2. ISSUE-WISE DETAILED ANALYSIS
Issue (i): Applicability of section 68 to business-related sundry creditor balances lacking confirmations
Legal framework (as discussed): The assessment treated certain outstanding sundry creditor balances as taxable under section 68 on the basis that confirmations were not furnished, implying failure to establish identity and genuineness for those credits.
Interpretation and reasoning: The Tribunal examined the nature of the impugned amount as part of current liabilities comprising very large numbers of entries (over 13,000 parties), including extremely small individual balances. It accepted the assessee's explanation that these balances arose from routine business activities (including items like insurance, registration-related charges, and extended warranty) and were not in the nature of unexplained cash inflows. The Tribunal also relied on the principle applied in judicial precedents cited before it: where customer-related advances/security deposits/business receipts are duly recorded and later adjusted against delivery/sale/settlement, they do not warrant addition under section 68. On the facts, the Tribunal treated the impugned balances as business-linked credits that were capable of business adjustment rather than unexplained credits requiring taxation merely for want of confirmations.
Conclusion: Section 68 addition was not sustainable on these facts solely because confirmations were not produced for the entire balance, where the credits were business-related liabilities/receipts and were subsequently adjusted/squared off.
Issue (ii): Whether subsequent settlement/squaring off and linkage to earlier years justified deletion of the addition
Legal framework (as discussed): The appellate deletion was examined against the assessing authority's approach of taxing the entire unconfirmed portion as unexplained credit.

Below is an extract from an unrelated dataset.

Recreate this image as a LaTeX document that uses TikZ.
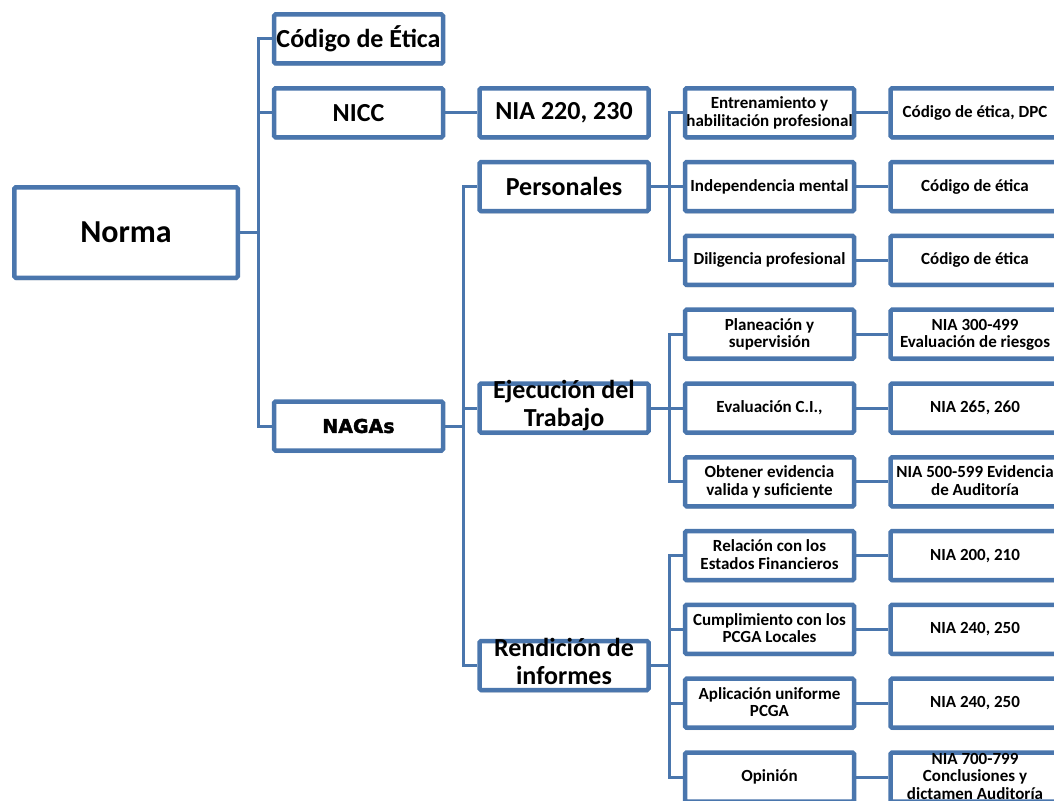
\documentclass[tikz,border=0pt]{standalone}
\usepackage{fontspec}
\setmainfont{Carlito}
\newfontfamily\heavyfont[BoldFeatures={FakeBold=2}]{DejaVu Sans}
\usetikzlibrary{positioning,shadows}
\definecolor{boxblue}{RGB}{74,118,173}
\newcommand{\mlines}[1]{\smash{\raisebox{-5.5pt}{\begin{tabular}[c]{@{}c@{}}#1\end{tabular}}}}

\begin{document}
\begin{tikzpicture}[x=1pt, y=1pt, node distance=73.8pt]
\tikzstyle{block} = [rectangle, draw=boxblue, line width=4.5pt, fill=white,
    rounded corners=1.5pt, minimum width=169pt, minimum height=49pt, inner sep=0pt,
    font=\bfseries\fontsize{17}{17.5}\selectfont,
    drop shadow={shadow xshift=0.5pt, shadow yshift=-2.5pt, opacity=0.3}]
\tikzstyle{mid} = [block, font=\bfseries\fontsize{26}{28}\selectfont]
\tikzstyle{root} = [block, minimum width=223.5pt, minimum height=90.5pt,
    font=\bfseries\fontsize{32}{34}\selectfont]
\tikzstyle{line} = [draw=boxblue, line width=3pt]
\useasboundingbox (0,0) rectangle (1054,-800);

    % Place nodes
    \node [root] (norma) at (126,-232.5) {Norma};
    \node [mid] (etica) at (358.5,-39) {Código de Ética};
    \node [mid, below of=etica] (nicc) {NICC};
    \node [mid, font=\heavyfont\bfseries\fontsize{19}{21}\selectfont] (nagas) at (358.5,-426) {NAGAs};
    \node [mid, right of=nicc, node distance=205.5pt] (nia220) {NIA 220, 230};
    \node [mid, below of=nia220] (pers) {Personales};
    \node [mid, below of=pers, node distance=221.4pt] (ejec) {\mlines{Ejecución del\\Trabajo}};
    \node [mid, below of=ejec, node distance=257.5pt] (rend) {\mlines{Rendición de\\informes}};
    \node [block, right of=nia220, node distance=205.5pt] (entr) {\mlines{Entrenamiento y\\habilitación profesional}};
    \node [block, below of=entr] (indep) {Independencia mental};
    \node [block, below of=indep] (dilig) {Diligencia profesional};
    \node [block, below of=dilig] (plan) {\mlines{Planeación y\\supervisión}};
    \node [block, below of=plan] (evci) {Evaluación C.I.,};
    \node [block, below of=evci] (obt) {\mlines{Obtener evidencia\\valida y suficiente}};
    \node [block, below of=obt] (rel) {\mlines{Relación con los\\Estados Financieros}};
    \node [block, below of=rel] (cump) {\mlines{Cumplimiento con los\\PCGA Locales}};
    \node [block, below of=cump] (apl) {\mlines{Aplicación uniforme\\PCGA}};
    \node [block, below of=apl] (opin) {Opinión};
    \node [block, right of=entr, node distance=205.5pt] (dpc) {Código de ética, DPC};
    \node [block, right of=indep, node distance=205.5pt] (cod1) {Código de ética};
    \node [block, right of=dilig, node distance=205.5pt] (cod2) {Código de ética};
    \node [block, right of=plan, node distance=205.5pt] (nia300) {\mlines{NIA 300-499\\Evaluación de riesgos}};
    \node [block, right of=evci, node distance=205.5pt] (nia265) {NIA 265, 260};
    \node [block, right of=obt, node distance=205.5pt] (nia500) {\mlines{NIA 500-599 Evidencia\\de Auditoría}};
    \node [block, right of=rel, node distance=205.5pt] (nia200) {NIA 200, 210};
    \node [block, right of=cump, node distance=205.5pt] (nia240a) {NIA 240, 250};
    \node [block, right of=apl, node distance=205.5pt] (nia240b) {NIA 240, 250};
    \node [block, right of=opin, node distance=205.5pt] (nia700) {\mlines{NIA 700-799\\Conclusiones y\\dictamen Auditoría}};
    % Draw edges
    \path [line] (norma.east) -- ++(18.25,0) |- (etica.west);
    \path [line] (norma.east) -- ++(18.25,0) |- (nicc.west);
    \path [line] (norma.east) -- ++(18.25,0) |- (nagas.west);
    \path [line] (nicc) -- (nia220);
    \path [line] (nagas.east) -- ++(18.25,0) |- (pers.west);
    \path [line] (nagas.east) -- ++(18.25,0) |- (ejec.west);
    \path [line] (nagas.east) -- ++(18.25,0) |- (rend.west);
    \path [line] (pers.east) -- ++(18.25,0) |- (entr.west);
    \path [line] (pers.east) -- ++(18.25,0) |- (indep.west);
    \path [line] (pers.east) -- ++(18.25,0) |- (dilig.west);
    \path [line] (ejec.east) -- ++(18.25,0) |- (plan.west);
    \path [line] (ejec.east) -- ++(18.25,0) |- (evci.west);
    \path [line] (ejec.east) -- ++(18.25,0) |- (obt.west);
    \path [line] (rend.east) -- ++(18.25,0) |- (rel.west);
    \path [line] (rend.east) -- ++(18.25,0) |- (cump.west);
    \path [line] (rend.east) -- ++(18.25,0) |- (apl.west);
    \path [line] (rend.east) -- ++(18.25,0) |- (opin.west);
    \path [line] (entr) -- (dpc);
    \path [line] (indep) -- (cod1);
    \path [line] (dilig) -- (cod2);
    \path [line] (plan) -- (nia300);
    \path [line] (evci) -- (nia265);
    \path [line] (obt) -- (nia500);
    \path [line] (rel) -- (nia200);
    \path [line] (cump) -- (nia240a);
    \path [line] (apl) -- (nia240b);
    \path [line] (opin) -- (nia700);
\end{tikzpicture}
\end{document}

Interpretation and reasoning: The Tribunal noted that the assessee produced documents showing how the credit balances were adjusted/squared off in subsequent years, and that the outstanding creditors also related to earlier assessment years. It found that this material aspect had been ignored in making the addition. Given the demonstrated later settlement through business adjustments and the continuity of such balances across years, the Tribunal held that treating the remaining unconfirmed portion as unexplained under section 68 was not justified. The Tribunal accepted the appellate authority's reasoning that the later settlement supported the genuineness of the liabilities in the context of the assessee's business operations.
Conclusion: The deletion of the addition was upheld; no interference was warranted because the impugned balances were shown to have been settled in succeeding years and were connected with business transactions and prior-year liabilities, undermining the basis for invoking section 68.